While Australia is already a fast-growing global supplier of the rare earth and other critical minerals needed for a vast array of technologies from fighter jets to electric vehicles and iPhones, it’s only capturing a small share of the overall potential benefit because it doesn’t process those materials.
Scott Morrison wants Australia to be both a resources giant and a processor of rare earths.
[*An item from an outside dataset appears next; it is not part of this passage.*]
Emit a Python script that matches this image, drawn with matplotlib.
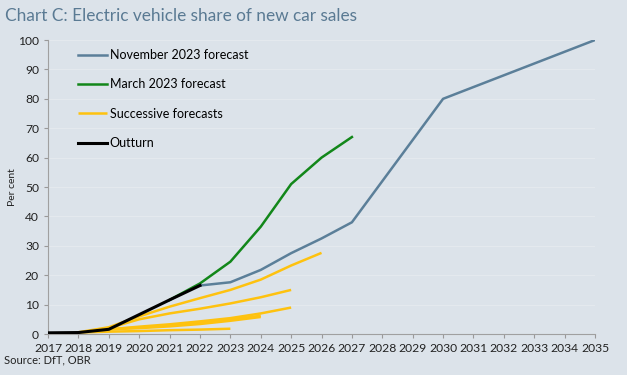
import matplotlib
matplotlib.use("Agg")
import matplotlib.pyplot as plt

plt.rcParams['font.family'] = ['Lato', 'DejaVu Sans']

# Outturn and forecasts, per cent of new car sales
outturn_years = [2017, 2018, 2019, 2020, 2021, 2022]
outturn = [0.4, 0.5, 1.6, 6.6, 11.6, 16.5]

nov23_years = [2022, 2023, 2024, 2025, 2026, 2027, 2030, 2035]
nov23 = [16.5, 17.6, 21.8, 27.5, 32.5, 38.0, 80.0, 100.0]

mar23_years = [2021, 2022, 2023, 2024, 2025, 2026, 2027]
mar23 = [11.6, 17.2, 24.6, 36.5, 51.0, 60.0, 67.0]

# successive (older) forecasts
succ_years = [
    [2018, 2019, 2020, 2021, 2022, 2023, 2024, 2025, 2026],
    [2019, 2020, 2021, 2022, 2023, 2024, 2025],
    [2019, 2020, 2021, 2022, 2023, 2024, 2025],
    [2019, 2020, 2021, 2022, 2023, 2024],
    [2019, 2020, 2021, 2022, 2023, 2024],
    [2018, 2019, 2020, 2021, 2022, 2023],
]
succ_values = [
    [0.6, 2.3, 6.0, 9.3, 12.2, 15.0, 18.5, 23.3, 27.6],
    [2.0, 5.0, 7.0, 8.6, 10.4, 12.5, 15.0],
    [1.6, 2.5, 3.3, 4.3, 5.4, 7.0, 9.0],
    [1.6, 2.2, 2.9, 3.7, 4.9, 6.2],
    [1.6, 2.0, 2.6, 3.4, 4.5, 5.8],
    [0.5, 0.8, 1.0, 1.3, 1.5, 1.8],
]

bg = "#dce3ea"
col_nov = "#5b7f99"
col_mar = "#12871a"
col_succ = "#fec20f"

fig = plt.figure(figsize=(6.27, 3.75), dpi=100, facecolor=bg)
ax = fig.add_axes([0.0766, 0.1093, 0.8724, 0.784])
ax.set_facecolor(bg)

for i in range(len(succ_years)):
    ax.plot(succ_years[i], succ_values[i], color=col_succ, lw=1.8,
            solid_capstyle="butt", label="Successive forecasts" if i == 0 else None, zorder=2)
ax.plot(mar23_years, mar23, color=col_mar, lw=1.8, label="March 2023 forecast", zorder=3)
ax.plot(nov23_years, nov23, color=col_nov, lw=1.8, label="November 2023 forecast", zorder=3)
ax.plot(outturn_years, outturn, color="black", lw=2.2, label="Outturn", zorder=4)

ax.set_xlim(2017, 2035)
ax.set_ylim(0, 100)
ax.set_xticks(range(2017, 2036))
ax.set_yticks(range(0, 101, 10))
ax.tick_params(axis="both", labelsize=8.7, colors="#999999", labelcolor="#222222",
               length=3, width=0.8)
ax.yaxis.grid(True, color="#e4e9ee", lw=0.8)
ax.set_axisbelow(True)
for s in ["top", "right"]:
    ax.spines[s].set_visible(False)
ax.spines["left"].set_color("#a0a0a0")
ax.spines["bottom"].set_color("#a0a0a0")
ax.set_ylabel("Per cent", fontsize=7.5, color="#222222", labelpad=1)

h, l = ax.get_legend_handles_labels()
order = [l.index("November 2023 forecast"), l.index("March 2023 forecast"),
         l.index("Successive forecasts"), l.index("Outturn")]
ax.legend([h[k] for k in order], [l[k] for k in order], loc="upper left",
          bbox_to_anchor=(0.035, 1.007), frameon=False, fontsize=9,
          handlelength=2.3, handletextpad=0.2, labelspacing=1.38)

fig.text(0.008, 0.957, "Chart C: Electric vehicle share of new car sales",
         fontsize=12.4, color="#5a7a93", va="center")
fig.text(0.006, 0.04, "Source: DfT, OBR", fontsize=8, color="#222222", va="center")

fig.savefig("out.png", dpi=100, facecolor=bg)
Photo by Edwina Pickles
On Thursday Mr Morrison will release a 10-year “road map” to create more processing capacity as well as opening the door to applications for a $1.3 billion fund to help manufacturers ramp up production, and commercialise products for global supply chains.
“The government will be looking at opportunities to not only collaborate with industry and to make strategic investments, but also for industry players and businesses to work together to invest in strategic projects that will boost Australia’s manufacturing capabilities and expertise in the resources sector,” the government says in the report.
The moves are part of a broader push to make Australia one of the developed world’s linchpin suppliers of rare earths and critical minerals as concerns grow over China, which currently dominates supply.
Australian companies such as Lynas and Iluka Resources are already shipping many of those resources offshore – including to the US which is rapidly developing its own capacity with Australian support – but Mr Morrison is now eager to drive what many in the industry have been demanding for years and even decades: to add more value to the materials mined in Australia.
The manufacturing initiative “will help position Australia as not just a global leader in the resources sector but also in the manufacturing of the technology used, as well as turning the raw materials into value-added products,” Mr Morrison will say.
“Today’s funding will help unlock investment from industry to help build manufacturing capability and competitiveness in Australia’s resources sector while taking advantage of a significant global growth sector.”
The Resources Technology and Critical Minerals Processing Roadmap says that while Australia is well regarded, it needs to bring more innovation to customers.
“To do this, the industry must invest in projects that translate and commercialise new ideas into products and service,” the government writes in the report.
“Australia has significant reserves of the critical minerals and metals which drive the modern global economy.
“These are used to manufacture advanced technologies such as electric vehicles, mobile phones and renewable energy systems.
“However, because the majority of primary ores are shipped overseas for processing, Australia derives a small share of the potential overall benefit.
“Australia can capture greater benefit from these value chains by undertaking further value adding and manufacturing here.”
The Morrison government is pressing for more domestic processing, for instance of lithium hydroxide for batteries as a way to drive economic growth in regions such as the Hunter, Western Australia and Central Queensland.
The report recognises that many Australian companies face technical and market barriers, and acknowledges that more investment is needed and that market prices are often distorted by dominant global suppliers.
“To secure more market share and more downstream activities, manufacturers need to demonstrate a reliable processing capability and the ability to scale to meet specific customers requirements,” the report says.
“These factors make it difficult to access finance without public funding and risk sharing.”